YOUR OBJECTIVE —
Return the listing below unchanged, minus its pictures.

** begin **

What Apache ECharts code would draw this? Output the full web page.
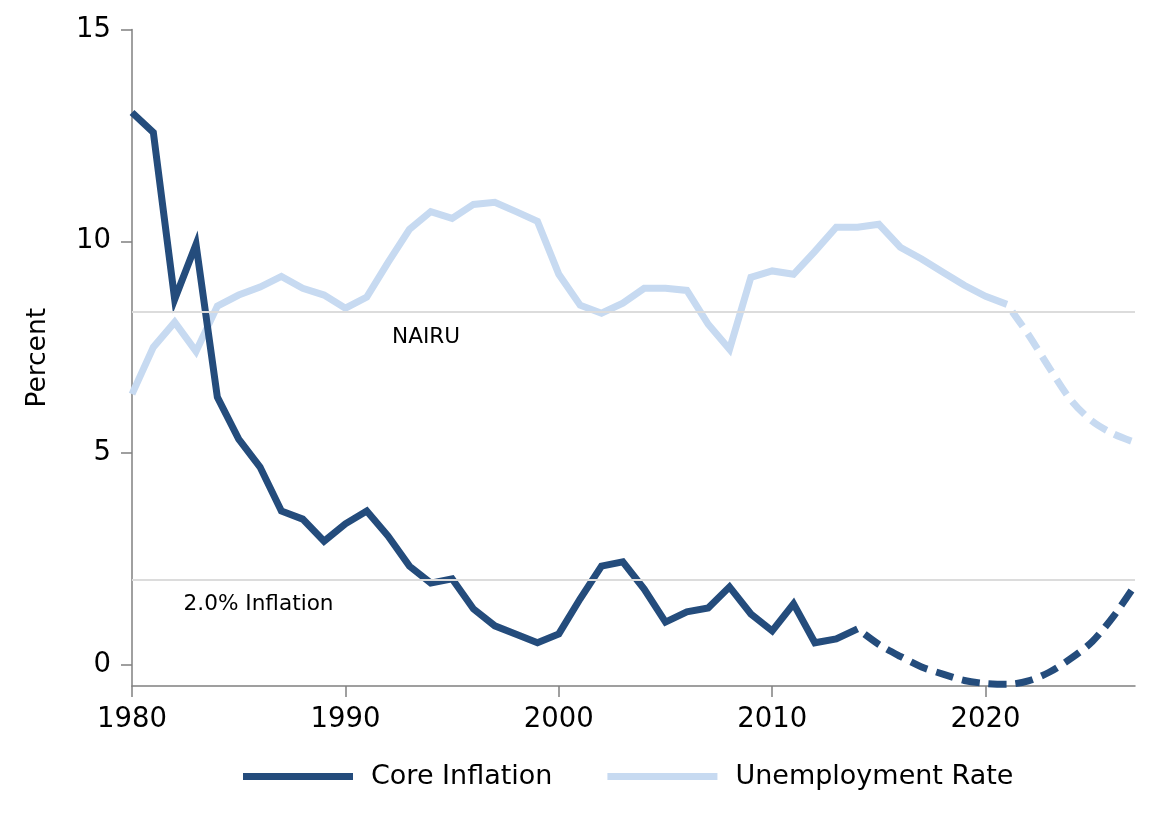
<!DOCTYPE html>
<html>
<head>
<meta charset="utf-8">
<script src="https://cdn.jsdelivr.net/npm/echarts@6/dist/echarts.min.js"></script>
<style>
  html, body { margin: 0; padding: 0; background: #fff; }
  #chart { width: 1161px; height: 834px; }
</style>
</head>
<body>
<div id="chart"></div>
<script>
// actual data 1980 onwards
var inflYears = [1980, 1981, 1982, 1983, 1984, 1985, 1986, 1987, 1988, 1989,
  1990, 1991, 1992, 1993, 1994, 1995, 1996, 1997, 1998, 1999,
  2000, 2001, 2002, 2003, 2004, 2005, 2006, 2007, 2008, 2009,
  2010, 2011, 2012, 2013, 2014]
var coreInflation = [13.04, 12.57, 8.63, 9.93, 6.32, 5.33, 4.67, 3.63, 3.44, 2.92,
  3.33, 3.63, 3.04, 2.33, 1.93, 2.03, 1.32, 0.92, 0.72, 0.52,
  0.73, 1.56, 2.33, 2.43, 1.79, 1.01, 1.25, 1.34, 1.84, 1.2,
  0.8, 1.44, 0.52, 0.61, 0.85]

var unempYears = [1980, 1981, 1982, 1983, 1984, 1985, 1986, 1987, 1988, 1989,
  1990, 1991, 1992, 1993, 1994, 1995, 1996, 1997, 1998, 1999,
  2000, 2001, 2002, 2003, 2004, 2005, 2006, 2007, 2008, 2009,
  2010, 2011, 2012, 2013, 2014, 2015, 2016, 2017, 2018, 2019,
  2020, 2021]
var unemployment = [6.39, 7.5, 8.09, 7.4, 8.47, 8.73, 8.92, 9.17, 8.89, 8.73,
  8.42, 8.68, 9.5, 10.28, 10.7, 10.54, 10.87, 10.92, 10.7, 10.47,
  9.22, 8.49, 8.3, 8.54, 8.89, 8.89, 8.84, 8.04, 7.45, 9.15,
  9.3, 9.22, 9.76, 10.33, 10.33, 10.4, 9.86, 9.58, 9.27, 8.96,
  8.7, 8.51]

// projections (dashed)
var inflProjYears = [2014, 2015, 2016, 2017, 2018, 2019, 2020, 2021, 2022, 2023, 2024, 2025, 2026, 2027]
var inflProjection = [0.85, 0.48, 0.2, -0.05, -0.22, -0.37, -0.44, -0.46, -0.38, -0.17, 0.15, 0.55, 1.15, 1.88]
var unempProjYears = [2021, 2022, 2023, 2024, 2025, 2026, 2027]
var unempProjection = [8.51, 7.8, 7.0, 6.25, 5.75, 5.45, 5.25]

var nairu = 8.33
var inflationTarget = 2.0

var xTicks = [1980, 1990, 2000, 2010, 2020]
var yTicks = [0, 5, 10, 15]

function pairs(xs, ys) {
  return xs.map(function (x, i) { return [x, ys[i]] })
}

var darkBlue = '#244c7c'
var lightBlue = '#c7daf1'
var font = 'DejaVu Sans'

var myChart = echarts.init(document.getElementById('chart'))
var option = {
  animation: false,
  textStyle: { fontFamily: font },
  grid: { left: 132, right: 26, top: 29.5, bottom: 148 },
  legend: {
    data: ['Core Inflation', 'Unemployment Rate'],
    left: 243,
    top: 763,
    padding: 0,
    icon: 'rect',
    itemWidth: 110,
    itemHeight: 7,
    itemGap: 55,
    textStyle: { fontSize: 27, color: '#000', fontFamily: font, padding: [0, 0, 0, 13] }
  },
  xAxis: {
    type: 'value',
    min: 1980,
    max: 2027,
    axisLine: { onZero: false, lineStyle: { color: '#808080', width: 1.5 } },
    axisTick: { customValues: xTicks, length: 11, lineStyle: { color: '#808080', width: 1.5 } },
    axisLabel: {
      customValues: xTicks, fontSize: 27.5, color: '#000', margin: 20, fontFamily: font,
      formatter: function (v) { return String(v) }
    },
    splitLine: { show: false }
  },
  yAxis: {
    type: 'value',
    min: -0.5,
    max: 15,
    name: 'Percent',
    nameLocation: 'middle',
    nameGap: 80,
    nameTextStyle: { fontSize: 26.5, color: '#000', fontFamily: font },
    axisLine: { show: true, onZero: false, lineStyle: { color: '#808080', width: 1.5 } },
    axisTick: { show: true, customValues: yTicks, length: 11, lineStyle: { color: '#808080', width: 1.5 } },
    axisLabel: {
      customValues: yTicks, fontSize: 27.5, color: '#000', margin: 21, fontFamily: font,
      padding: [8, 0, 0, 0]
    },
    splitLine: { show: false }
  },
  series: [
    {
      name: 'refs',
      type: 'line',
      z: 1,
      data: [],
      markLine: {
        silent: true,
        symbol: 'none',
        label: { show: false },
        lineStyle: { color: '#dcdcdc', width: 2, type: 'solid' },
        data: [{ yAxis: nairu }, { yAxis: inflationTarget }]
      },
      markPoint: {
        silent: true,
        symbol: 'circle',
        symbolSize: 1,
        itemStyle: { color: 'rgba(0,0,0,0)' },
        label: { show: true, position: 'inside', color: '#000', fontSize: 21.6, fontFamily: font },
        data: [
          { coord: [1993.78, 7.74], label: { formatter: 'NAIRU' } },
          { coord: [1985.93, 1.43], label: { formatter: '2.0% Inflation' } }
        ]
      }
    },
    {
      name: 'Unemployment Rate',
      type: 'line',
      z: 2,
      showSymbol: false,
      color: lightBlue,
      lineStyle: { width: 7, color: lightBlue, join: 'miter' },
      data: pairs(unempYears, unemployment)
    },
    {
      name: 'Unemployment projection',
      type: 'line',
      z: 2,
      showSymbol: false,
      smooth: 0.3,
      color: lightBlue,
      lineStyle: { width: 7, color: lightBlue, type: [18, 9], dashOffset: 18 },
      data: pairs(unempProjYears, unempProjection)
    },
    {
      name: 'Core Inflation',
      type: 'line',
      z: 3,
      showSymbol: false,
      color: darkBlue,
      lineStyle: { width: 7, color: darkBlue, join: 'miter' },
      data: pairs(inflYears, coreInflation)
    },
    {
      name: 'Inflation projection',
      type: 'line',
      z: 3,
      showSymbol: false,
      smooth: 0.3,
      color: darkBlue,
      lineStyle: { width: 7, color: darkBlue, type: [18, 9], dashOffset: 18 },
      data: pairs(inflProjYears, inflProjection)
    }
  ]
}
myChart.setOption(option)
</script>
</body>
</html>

** end **

EXPECTED ANSWER —
What Apache ECharts code would draw this? Output the full web page.
<!DOCTYPE html>
<html>
<head>
<meta charset="utf-8">
<script src="https://cdn.jsdelivr.net/npm/echarts@6/dist/echarts.min.js"></script>
<style>
  html, body { margin: 0; padding: 0; background: #fff; }
  #chart { width: 1161px; height: 834px; }
</style>
</head>
<body>
<div id="chart"></div>
<script>
// actual data 1980 onwards
var inflYears = [1980, 1981, 1982, 1983, 1984, 1985, 1986, 1987, 1988, 1989,
  1990, 1991, 1992, 1993, 1994, 1995, 1996, 1997, 1998, 1999,
  2000, 2001, 2002, 2003, 2004, 2005, 2006, 2007, 2008, 2009,
  2010, 2011, 2012, 2013, 2014]
var coreInflation = [13.04, 12.57, 8.63, 9.93, 6.32, 5.33, 4.67, 3.63, 3.44, 2.92,
  3.33, 3.63, 3.04, 2.33, 1.93, 2.03, 1.32, 0.92, 0.72, 0.52,
  0.73, 1.56, 2.33, 2.43, 1.79, 1.01, 1.25, 1.34, 1.84, 1.2,
  0.8, 1.44, 0.52, 0.61, 0.85]

var unempYears = [1980, 1981, 1982, 1983, 1984, 1985, 1986, 1987, 1988, 1989,
  1990, 1991, 1992, 1993, 1994, 1995, 1996, 1997, 1998, 1999,
  2000, 2001, 2002, 2003, 2004, 2005, 2006, 2007, 2008, 2009,
  2010, 2011, 2012, 2013, 2014, 2015, 2016, 2017, 2018, 2019,
  2020, 2021]
var unemployment = [6.39, 7.5, 8.09, 7.4, 8.47, 8.73, 8.92, 9.17, 8.89, 8.73,
  8.42, 8.68, 9.5, 10.28, 10.7, 10.54, 10.87, 10.92, 10.7, 10.47,
  9.22, 8.49, 8.3, 8.54, 8.89, 8.89, 8.84, 8.04, 7.45, 9.15,
  9.3, 9.22, 9.76, 10.33, 10.33, 10.4, 9.86, 9.58, 9.27, 8.96,
  8.7, 8.51]

// projections (dashed)
var inflProjYears = [2014, 2015, 2016, 2017, 2018, 2019, 2020, 2021, 2022, 2023, 2024, 2025, 2026, 2027]
var inflProjection = [0.85, 0.48, 0.2, -0.05, -0.22, -0.37, -0.44, -0.46, -0.38, -0.17, 0.15, 0.55, 1.15, 1.88]
var unempProjYears = [2021, 2022, 2023, 2024, 2025, 2026, 2027]
var unempProjection = [8.51, 7.8, 7.0, 6.25, 5.75, 5.45, 5.25]

var nairu = 8.33
var inflationTarget = 2.0

var xTicks = [1980, 1990, 2000, 2010, 2020]
var yTicks = [0, 5, 10, 15]

function pairs(xs, ys) {
  return xs.map(function (x, i) { return [x, ys[i]] })
}

var darkBlue = '#244c7c'
var lightBlue = '#c7daf1'
var font = 'DejaVu Sans'

var myChart = echarts.init(document.getElementById('chart'))
var option = {
  animation: false,
  textStyle: { fontFamily: font },
  grid: { left: 132, right: 26, top: 29.5, bottom: 148 },
  legend: {
    data: ['Core Inflation', 'Unemployment Rate'],
    left: 243,
    top: 763,
    padding: 0,
    icon: 'rect',
    itemWidth: 110,
    itemHeight: 7,
    itemGap: 55,
    textStyle: { fontSize: 27, color: '#000', fontFamily: font, padding: [0, 0, 0, 13] }
  },
  xAxis: {
    type: 'value',
    min: 1980,
    max: 2027,
    axisLine: { onZero: false, lineStyle: { color: '#808080', width: 1.5 } },
    axisTick: { customValues: xTicks, length: 11, lineStyle: { color: '#808080', width: 1.5 } },
    axisLabel: {
      customValues: xTicks, fontSize: 27.5, color: '#000', margin: 20, fontFamily: font,
      formatter: function (v) { return String(v) }
    },
    splitLine: { show: false }
  },
  yAxis: {
    type: 'value',
    min: -0.5,
    max: 15,
    name: 'Percent',
    nameLocation: 'middle',
    nameGap: 80,
    nameTextStyle: { fontSize: 26.5, color: '#000', fontFamily: font },
    axisLine: { show: true, onZero: false, lineStyle: { color: '#808080', width: 1.5 } },
    axisTick: { show: true, customValues: yTicks, length: 11, lineStyle: { color: '#808080', width: 1.5 } },
    axisLabel: {
      customValues: yTicks, fontSize: 27.5, color: '#000', margin: 21, fontFamily: font,
      padding: [8, 0, 0, 0]
    },
    splitLine: { show: false }
  },
  series: [
    {
      name: 'refs',
      type: 'line',
      z: 1,
      data: [],
      markLine: {
        silent: true,
        symbol: 'none',
        label: { show: false },
        lineStyle: { color: '#dcdcdc', width: 2, type: 'solid' },
        data: [{ yAxis: nairu }, { yAxis: inflationTarget }]
      },
      markPoint: {
        silent: true,
        symbol: 'circle',
        symbolSize: 1,
        itemStyle: { color: 'rgba(0,0,0,0)' },
        label: { show: true, position: 'inside', color: '#000', fontSize: 21.6, fontFamily: font },
        data: [
          { coord: [1993.78, 7.74], label: { formatter: 'NAIRU' } },
          { coord: [1985.93, 1.43], label: { formatter: '2.0% Inflation' } }
        ]
      }
    },
    {
      name: 'Unemployment Rate',
      type: 'line',
      z: 2,
      showSymbol: false,
      color: lightBlue,
      lineStyle: { width: 7, color: lightBlue, join: 'miter' },
      data: pairs(unempYears, unemployment)
    },
    {
      name: 'Unemployment projection',
      type: 'line',
      z: 2,
      showSymbol: false,
      smooth: 0.3,
      color: lightBlue,
      lineStyle: { width: 7, color: lightBlue, type: [18, 9], dashOffset: 18 },
      data: pairs(unempProjYears, unempProjection)
    },
    {
      name: 'Core Inflation',
      type: 'line',
      z: 3,
      showSymbol: false,
      color: darkBlue,
      lineStyle: { width: 7, color: darkBlue, join: 'miter' },
      data: pairs(inflYears, coreInflation)
    },
    {
      name: 'Inflation projection',
      type: 'line',
      z: 3,
      showSymbol: false,
      smooth: 0.3,
      color: darkBlue,
      lineStyle: { width: 7, color: darkBlue, type: [18, 9], dashOffset: 18 },
      data: pairs(inflProjYears, inflProjection)
    }
  ]
}
myChart.setOption(option)
</script>
</body>
</html>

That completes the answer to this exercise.